Note that at this stage only part of the AIMs required to operate the MPAI-PAF AIWs have a Reference Software Implementation.
3. Conformance Testing
An implementation of an AI Workflow conforms with MPAI-PAF if it accepts as input and produces as output Data and/or Data Objects (Data of a Data Type and its Qualifier) conforming with those specified by MPAI-PAF.
The Conformance of an instance of a Data is to be expressed by a sentence like “Data validates against the Data Type Schema”. This means that:
- Any Data Sub-Type is as indicated in the Qualifier.
- The Data Format is indicated by the Qualifier.
- Any File and/or Stream have the Formats indicated by the Qualifier.
- Any Attribute of the Data is of the type or validates against the Schema specified in the Qualifier.

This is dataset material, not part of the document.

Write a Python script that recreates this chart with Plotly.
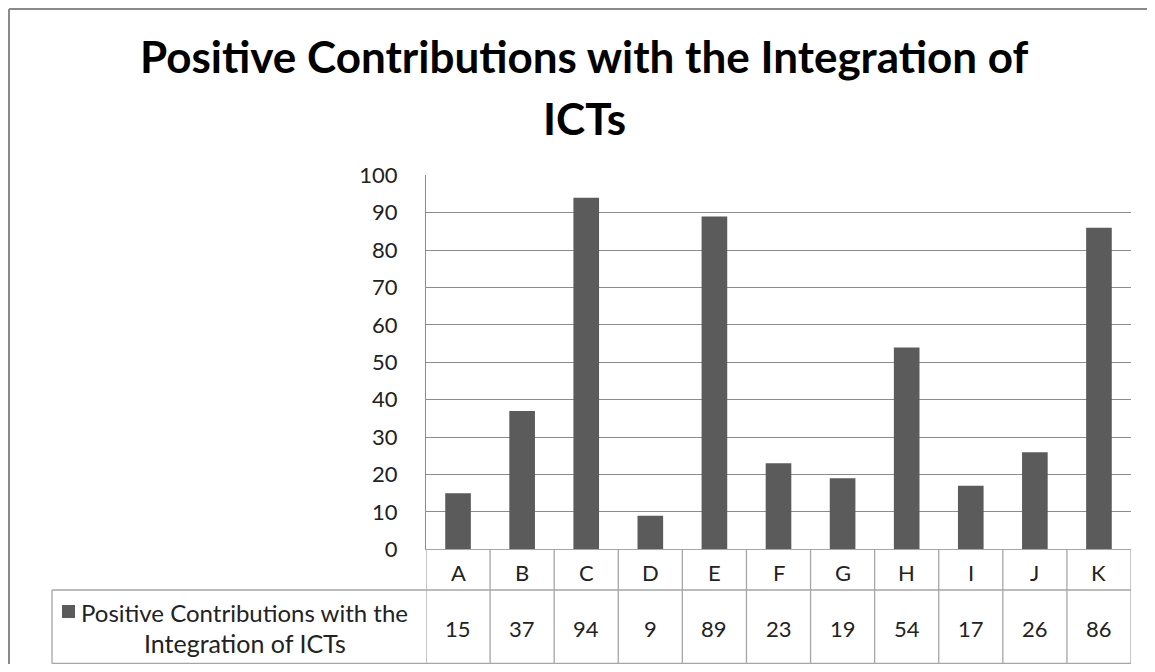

The method to Test the Conformance of a Data or Data Object instance is specified in the Data Types chapter.
4. Performance Assessment
Performance is a multidimensional entity because it can have various connotations. Therefore, the Performance Assessment Specification should provide methods to measure how well an AIW performs its function, using a metric that depends on the nature of the function, such as:
- Quality: the Performance of a Videoconference Client Transmitter AIW can measure how well the AIW represents the human Participant.
- Bias: Performance of a Videoconference Client Receiver AIW can reproduce the avatar videoconference.
- Legal compliance: the Performance of an AIW can measure the compliance of the AIW to a regulation, e.g., the European AI Act.
- Ethical compliance: the Performance Assessment of an AIW can measure the compliance of an AIW to a target ethical standard.
Note that at this stage MPAI-PAF AIWs do not have a Performance Assessment Specification.